▶ Your objective
Only a number is wanted: how many lines in the listing contain the word "that"?
──────── Available records ────────
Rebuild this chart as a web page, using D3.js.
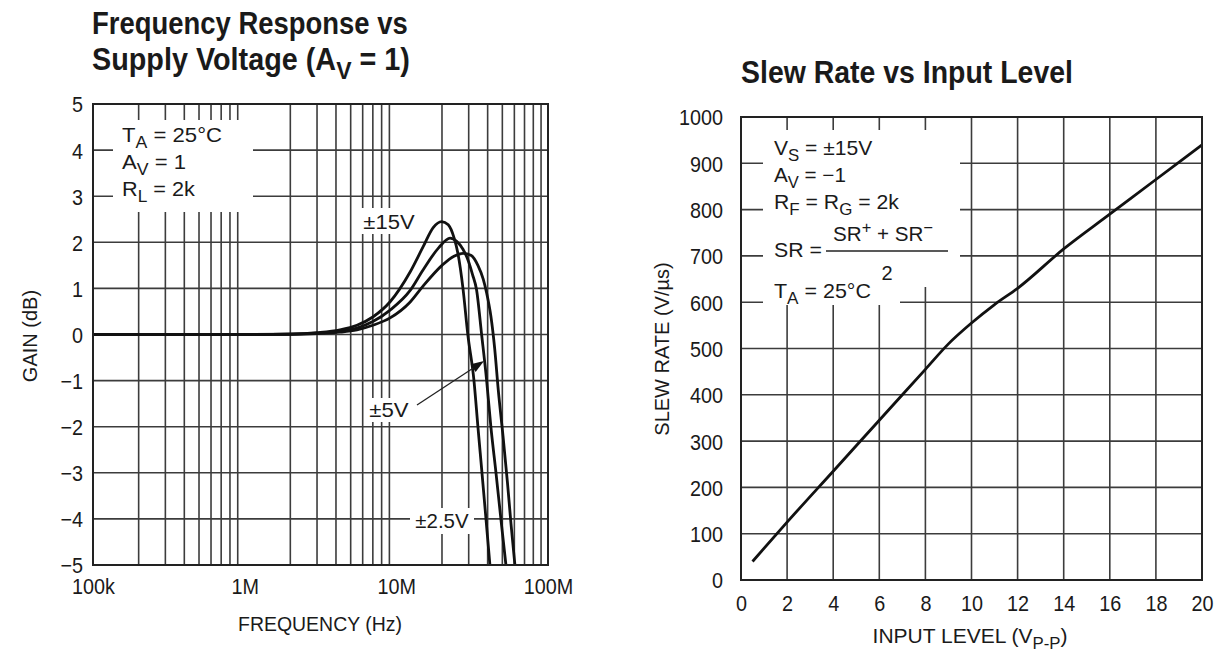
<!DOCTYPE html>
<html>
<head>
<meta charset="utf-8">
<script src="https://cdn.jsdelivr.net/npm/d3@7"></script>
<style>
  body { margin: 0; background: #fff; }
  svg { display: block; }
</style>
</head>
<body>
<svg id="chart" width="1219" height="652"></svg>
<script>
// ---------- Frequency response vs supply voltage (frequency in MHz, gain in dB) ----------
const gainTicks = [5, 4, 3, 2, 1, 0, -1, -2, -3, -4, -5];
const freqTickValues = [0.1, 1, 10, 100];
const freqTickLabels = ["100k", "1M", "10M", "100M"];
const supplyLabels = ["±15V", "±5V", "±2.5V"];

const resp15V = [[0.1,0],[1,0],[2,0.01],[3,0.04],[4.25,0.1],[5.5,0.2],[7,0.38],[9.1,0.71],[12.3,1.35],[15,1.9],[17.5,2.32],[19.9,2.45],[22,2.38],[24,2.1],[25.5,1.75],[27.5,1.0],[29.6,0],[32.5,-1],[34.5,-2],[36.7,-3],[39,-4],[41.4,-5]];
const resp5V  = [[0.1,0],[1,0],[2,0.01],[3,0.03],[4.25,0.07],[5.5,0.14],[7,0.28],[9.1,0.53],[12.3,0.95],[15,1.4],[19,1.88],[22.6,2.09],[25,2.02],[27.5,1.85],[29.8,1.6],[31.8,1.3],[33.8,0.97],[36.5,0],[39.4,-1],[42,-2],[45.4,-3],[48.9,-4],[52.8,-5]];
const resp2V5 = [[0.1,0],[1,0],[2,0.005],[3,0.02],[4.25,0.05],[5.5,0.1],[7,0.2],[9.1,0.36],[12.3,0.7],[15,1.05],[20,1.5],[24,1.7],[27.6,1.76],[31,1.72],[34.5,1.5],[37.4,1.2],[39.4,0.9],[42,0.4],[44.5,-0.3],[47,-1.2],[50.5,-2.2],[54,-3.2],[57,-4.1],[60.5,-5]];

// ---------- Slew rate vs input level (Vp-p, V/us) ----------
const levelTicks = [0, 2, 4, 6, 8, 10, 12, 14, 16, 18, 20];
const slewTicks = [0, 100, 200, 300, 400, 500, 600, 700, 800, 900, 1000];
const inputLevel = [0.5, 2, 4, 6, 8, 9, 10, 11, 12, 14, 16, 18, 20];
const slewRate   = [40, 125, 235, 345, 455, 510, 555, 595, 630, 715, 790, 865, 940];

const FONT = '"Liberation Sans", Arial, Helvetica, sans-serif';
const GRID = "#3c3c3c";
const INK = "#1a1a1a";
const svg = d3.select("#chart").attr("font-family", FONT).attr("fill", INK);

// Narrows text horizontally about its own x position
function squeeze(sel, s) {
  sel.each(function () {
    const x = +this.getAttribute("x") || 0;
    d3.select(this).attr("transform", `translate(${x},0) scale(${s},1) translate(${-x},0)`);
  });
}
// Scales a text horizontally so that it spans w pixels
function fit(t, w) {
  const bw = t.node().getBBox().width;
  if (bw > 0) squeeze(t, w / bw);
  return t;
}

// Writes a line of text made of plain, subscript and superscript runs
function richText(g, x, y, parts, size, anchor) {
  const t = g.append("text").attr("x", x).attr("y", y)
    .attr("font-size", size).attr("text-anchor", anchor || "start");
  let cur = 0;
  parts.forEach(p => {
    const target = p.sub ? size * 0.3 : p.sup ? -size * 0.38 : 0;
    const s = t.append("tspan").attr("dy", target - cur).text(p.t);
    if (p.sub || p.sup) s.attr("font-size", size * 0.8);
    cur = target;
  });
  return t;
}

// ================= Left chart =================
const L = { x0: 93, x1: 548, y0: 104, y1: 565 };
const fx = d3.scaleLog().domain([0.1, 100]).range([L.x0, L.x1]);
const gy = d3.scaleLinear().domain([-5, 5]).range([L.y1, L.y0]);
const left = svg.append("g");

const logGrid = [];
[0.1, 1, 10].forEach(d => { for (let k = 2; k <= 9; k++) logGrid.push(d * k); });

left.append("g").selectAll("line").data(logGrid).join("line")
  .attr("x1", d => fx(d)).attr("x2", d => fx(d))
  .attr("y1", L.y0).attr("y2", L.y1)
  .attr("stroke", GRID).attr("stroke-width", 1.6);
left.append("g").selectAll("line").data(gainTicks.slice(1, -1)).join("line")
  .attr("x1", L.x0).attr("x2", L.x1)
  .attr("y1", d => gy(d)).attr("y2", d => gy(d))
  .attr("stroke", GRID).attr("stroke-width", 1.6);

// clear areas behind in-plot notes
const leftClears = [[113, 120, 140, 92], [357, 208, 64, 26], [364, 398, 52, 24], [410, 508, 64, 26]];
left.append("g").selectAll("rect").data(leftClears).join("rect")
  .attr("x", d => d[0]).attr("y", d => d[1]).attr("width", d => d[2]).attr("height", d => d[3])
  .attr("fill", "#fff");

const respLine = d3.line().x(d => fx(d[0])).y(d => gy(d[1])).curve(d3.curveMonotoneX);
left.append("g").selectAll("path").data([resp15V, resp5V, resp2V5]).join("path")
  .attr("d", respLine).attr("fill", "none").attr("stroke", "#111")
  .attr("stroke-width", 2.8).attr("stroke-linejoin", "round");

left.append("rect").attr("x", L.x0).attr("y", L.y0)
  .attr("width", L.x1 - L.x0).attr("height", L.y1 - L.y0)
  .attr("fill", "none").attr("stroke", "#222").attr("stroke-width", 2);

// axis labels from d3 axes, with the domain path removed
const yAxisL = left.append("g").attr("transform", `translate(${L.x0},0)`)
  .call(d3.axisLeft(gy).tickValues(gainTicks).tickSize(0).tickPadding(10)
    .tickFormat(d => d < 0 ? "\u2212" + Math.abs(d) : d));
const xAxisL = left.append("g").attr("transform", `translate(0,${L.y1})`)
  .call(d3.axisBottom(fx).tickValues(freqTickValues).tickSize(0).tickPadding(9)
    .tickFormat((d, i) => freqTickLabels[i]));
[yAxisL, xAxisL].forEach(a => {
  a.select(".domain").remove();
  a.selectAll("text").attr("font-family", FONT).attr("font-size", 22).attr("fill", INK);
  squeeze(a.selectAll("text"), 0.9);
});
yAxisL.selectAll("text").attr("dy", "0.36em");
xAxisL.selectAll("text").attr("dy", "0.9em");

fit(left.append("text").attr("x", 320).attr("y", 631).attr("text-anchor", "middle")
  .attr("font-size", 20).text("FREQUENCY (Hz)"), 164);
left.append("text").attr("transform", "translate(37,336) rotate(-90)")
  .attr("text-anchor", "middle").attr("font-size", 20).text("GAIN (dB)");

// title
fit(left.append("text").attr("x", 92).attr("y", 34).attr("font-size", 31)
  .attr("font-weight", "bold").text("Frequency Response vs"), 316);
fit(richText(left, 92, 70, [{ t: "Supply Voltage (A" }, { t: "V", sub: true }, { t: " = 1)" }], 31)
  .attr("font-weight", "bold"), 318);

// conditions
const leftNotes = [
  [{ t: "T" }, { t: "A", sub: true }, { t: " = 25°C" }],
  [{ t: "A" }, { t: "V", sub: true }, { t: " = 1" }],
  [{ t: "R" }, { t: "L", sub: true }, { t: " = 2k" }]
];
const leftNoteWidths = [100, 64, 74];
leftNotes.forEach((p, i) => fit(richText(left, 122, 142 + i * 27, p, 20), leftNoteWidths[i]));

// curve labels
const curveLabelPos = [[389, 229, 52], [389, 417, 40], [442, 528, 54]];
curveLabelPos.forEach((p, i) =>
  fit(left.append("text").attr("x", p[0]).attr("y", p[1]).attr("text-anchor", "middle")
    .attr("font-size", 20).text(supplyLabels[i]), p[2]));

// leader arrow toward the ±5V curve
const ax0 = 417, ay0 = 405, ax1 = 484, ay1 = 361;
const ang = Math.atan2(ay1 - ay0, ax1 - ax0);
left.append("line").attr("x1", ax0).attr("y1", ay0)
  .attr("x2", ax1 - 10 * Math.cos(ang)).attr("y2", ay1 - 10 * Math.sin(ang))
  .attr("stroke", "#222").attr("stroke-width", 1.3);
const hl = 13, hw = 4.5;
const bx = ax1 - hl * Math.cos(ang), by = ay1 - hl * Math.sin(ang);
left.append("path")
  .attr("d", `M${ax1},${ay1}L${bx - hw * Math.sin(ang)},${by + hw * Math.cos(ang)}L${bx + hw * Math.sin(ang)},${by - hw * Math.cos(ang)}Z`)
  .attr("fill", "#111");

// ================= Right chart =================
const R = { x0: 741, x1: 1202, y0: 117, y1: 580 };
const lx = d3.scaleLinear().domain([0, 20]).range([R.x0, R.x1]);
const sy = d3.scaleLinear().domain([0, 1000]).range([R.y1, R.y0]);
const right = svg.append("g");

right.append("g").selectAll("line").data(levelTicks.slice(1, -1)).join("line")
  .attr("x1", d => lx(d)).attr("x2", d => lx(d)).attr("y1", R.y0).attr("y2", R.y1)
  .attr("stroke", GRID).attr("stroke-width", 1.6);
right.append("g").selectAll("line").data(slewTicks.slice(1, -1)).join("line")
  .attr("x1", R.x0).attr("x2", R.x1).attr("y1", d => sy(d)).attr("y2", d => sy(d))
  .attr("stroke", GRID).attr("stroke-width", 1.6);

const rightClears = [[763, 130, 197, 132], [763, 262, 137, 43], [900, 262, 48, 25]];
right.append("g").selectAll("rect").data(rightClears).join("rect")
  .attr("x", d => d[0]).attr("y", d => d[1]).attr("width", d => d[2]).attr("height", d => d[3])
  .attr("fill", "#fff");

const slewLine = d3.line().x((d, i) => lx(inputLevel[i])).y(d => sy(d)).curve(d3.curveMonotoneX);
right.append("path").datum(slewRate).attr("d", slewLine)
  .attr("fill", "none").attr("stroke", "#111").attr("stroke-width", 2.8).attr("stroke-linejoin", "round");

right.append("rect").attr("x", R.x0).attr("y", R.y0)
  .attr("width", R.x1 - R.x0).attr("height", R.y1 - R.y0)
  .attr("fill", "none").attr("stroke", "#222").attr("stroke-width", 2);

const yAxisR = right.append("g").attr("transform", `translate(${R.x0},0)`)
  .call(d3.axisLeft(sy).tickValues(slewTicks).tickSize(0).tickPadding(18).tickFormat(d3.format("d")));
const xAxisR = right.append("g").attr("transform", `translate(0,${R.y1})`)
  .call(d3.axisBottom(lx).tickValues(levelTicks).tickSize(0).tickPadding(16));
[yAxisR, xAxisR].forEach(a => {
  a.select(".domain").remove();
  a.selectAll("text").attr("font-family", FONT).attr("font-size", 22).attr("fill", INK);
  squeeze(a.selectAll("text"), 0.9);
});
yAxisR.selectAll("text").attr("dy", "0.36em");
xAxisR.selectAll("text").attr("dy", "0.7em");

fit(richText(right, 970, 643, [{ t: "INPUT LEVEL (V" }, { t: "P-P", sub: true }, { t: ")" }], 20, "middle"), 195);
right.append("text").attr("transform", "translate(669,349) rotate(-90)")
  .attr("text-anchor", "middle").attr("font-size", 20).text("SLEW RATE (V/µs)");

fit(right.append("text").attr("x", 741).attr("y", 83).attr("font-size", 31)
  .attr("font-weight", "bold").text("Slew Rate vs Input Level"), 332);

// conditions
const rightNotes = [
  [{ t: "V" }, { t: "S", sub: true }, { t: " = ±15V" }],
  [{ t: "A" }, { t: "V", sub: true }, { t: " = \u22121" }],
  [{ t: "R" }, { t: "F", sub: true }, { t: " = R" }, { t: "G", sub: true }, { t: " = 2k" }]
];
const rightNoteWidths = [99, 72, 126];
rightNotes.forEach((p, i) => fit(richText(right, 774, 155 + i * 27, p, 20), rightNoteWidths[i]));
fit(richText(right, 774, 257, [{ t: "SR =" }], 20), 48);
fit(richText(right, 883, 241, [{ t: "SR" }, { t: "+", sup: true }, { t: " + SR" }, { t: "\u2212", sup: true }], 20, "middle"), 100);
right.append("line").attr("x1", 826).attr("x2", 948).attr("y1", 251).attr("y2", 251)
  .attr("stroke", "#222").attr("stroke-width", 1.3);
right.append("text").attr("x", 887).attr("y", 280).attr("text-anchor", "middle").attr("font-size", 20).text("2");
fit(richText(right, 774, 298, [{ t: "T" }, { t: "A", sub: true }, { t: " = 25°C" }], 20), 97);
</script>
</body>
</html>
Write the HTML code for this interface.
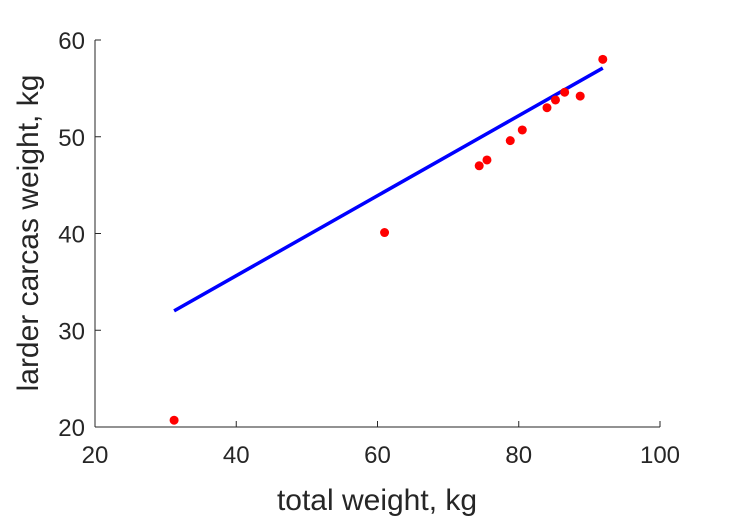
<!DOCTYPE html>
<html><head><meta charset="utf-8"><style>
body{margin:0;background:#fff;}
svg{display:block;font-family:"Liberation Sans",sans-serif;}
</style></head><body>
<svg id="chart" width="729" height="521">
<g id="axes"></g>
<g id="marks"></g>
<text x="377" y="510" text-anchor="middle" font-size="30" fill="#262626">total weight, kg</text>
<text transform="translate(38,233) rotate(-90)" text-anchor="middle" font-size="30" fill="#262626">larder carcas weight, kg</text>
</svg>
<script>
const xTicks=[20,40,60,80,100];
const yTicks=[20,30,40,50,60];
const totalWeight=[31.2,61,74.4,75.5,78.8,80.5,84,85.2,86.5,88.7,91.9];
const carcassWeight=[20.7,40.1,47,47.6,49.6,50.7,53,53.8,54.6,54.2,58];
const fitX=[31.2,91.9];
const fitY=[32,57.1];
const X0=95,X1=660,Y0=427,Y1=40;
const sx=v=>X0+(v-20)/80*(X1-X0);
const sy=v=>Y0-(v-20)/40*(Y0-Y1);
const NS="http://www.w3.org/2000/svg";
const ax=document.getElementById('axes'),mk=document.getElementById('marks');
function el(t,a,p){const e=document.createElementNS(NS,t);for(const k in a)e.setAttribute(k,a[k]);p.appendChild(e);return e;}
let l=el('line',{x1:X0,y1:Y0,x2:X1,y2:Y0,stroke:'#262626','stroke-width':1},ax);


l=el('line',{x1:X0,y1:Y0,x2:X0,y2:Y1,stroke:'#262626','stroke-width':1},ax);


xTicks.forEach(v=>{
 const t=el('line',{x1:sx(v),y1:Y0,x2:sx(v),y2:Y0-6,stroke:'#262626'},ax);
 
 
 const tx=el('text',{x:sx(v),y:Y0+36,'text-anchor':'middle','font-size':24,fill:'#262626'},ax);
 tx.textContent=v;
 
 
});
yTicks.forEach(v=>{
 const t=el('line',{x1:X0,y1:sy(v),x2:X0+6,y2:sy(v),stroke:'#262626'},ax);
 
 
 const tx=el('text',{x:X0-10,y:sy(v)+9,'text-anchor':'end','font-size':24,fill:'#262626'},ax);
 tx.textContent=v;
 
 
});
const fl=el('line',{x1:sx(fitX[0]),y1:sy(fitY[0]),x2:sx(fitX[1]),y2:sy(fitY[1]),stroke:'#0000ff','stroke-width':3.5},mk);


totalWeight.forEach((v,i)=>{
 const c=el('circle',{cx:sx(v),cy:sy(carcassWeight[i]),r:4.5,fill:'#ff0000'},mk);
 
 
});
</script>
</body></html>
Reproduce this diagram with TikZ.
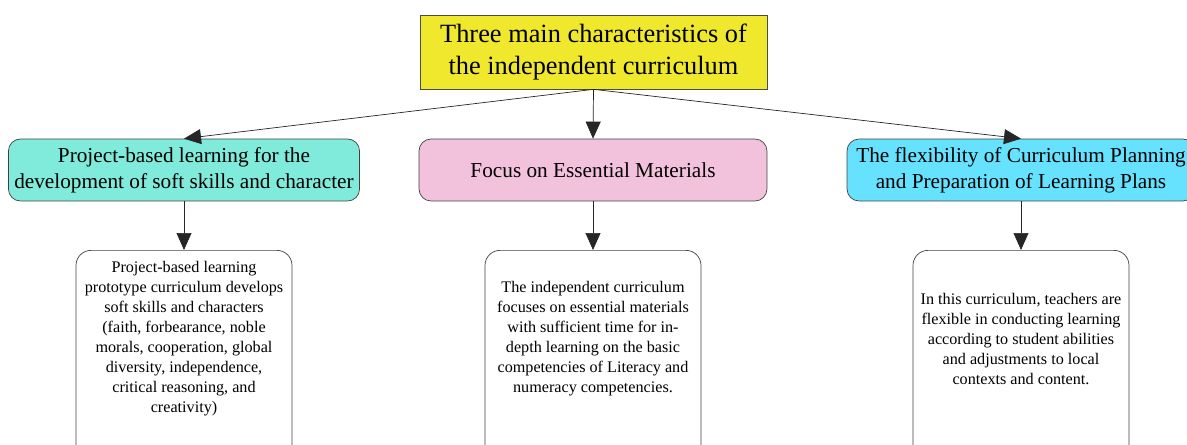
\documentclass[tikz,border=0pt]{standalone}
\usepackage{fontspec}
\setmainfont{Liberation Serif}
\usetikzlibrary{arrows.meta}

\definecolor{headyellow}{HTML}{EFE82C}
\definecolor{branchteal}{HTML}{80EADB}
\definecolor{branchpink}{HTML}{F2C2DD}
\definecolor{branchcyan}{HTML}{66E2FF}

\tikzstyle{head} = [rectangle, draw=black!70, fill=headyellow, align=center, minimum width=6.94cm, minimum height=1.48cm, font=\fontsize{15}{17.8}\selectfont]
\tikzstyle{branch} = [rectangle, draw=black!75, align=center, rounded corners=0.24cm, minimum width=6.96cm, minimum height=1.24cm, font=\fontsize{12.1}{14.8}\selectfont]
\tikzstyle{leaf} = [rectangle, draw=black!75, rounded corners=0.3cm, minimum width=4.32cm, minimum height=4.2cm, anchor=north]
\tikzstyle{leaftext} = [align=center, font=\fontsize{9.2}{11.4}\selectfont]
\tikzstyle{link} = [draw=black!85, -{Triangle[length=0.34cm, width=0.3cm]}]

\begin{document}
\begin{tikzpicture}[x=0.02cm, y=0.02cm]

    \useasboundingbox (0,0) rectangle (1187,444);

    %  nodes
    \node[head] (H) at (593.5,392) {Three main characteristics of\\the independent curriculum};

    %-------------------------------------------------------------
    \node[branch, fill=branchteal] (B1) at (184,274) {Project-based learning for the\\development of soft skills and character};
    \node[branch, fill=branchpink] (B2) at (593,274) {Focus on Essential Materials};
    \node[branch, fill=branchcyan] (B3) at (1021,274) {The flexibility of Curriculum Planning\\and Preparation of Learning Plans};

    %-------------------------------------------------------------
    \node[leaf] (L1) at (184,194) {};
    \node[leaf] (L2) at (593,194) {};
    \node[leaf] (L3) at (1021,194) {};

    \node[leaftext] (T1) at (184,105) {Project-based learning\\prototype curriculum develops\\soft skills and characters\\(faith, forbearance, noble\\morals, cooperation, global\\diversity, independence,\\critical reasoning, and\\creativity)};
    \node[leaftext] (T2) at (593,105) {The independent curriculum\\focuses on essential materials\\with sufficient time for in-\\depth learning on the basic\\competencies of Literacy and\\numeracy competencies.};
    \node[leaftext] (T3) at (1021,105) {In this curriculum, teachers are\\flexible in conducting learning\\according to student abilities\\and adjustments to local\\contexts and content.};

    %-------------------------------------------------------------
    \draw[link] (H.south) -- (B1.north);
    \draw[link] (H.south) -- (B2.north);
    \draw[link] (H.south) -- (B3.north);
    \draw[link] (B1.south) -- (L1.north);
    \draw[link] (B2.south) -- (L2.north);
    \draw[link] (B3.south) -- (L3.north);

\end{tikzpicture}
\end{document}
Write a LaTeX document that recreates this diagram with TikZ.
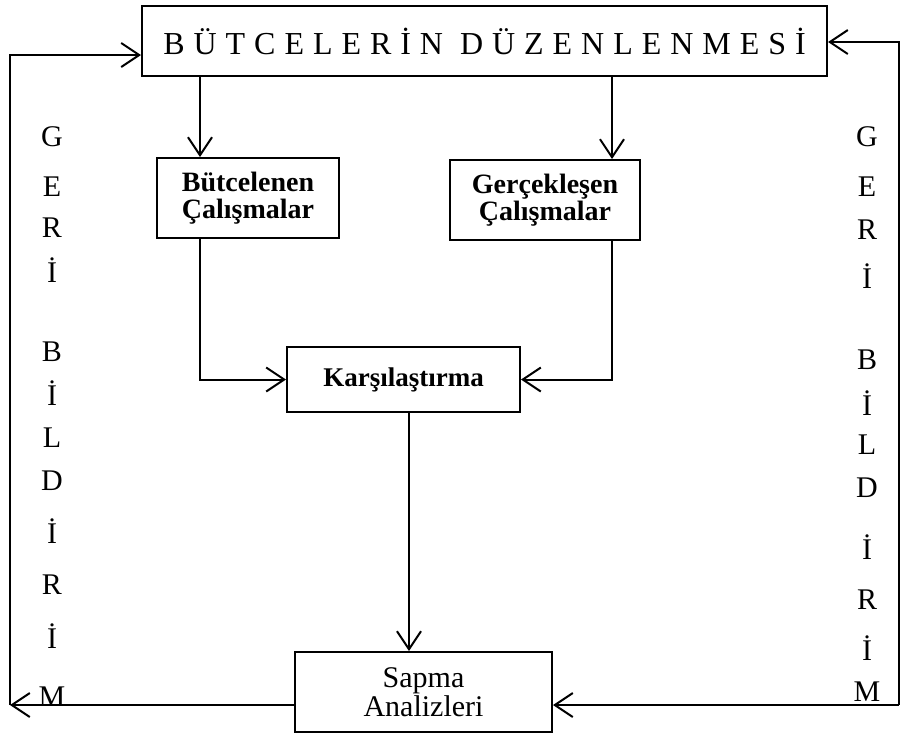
────────
▶ Correct result
2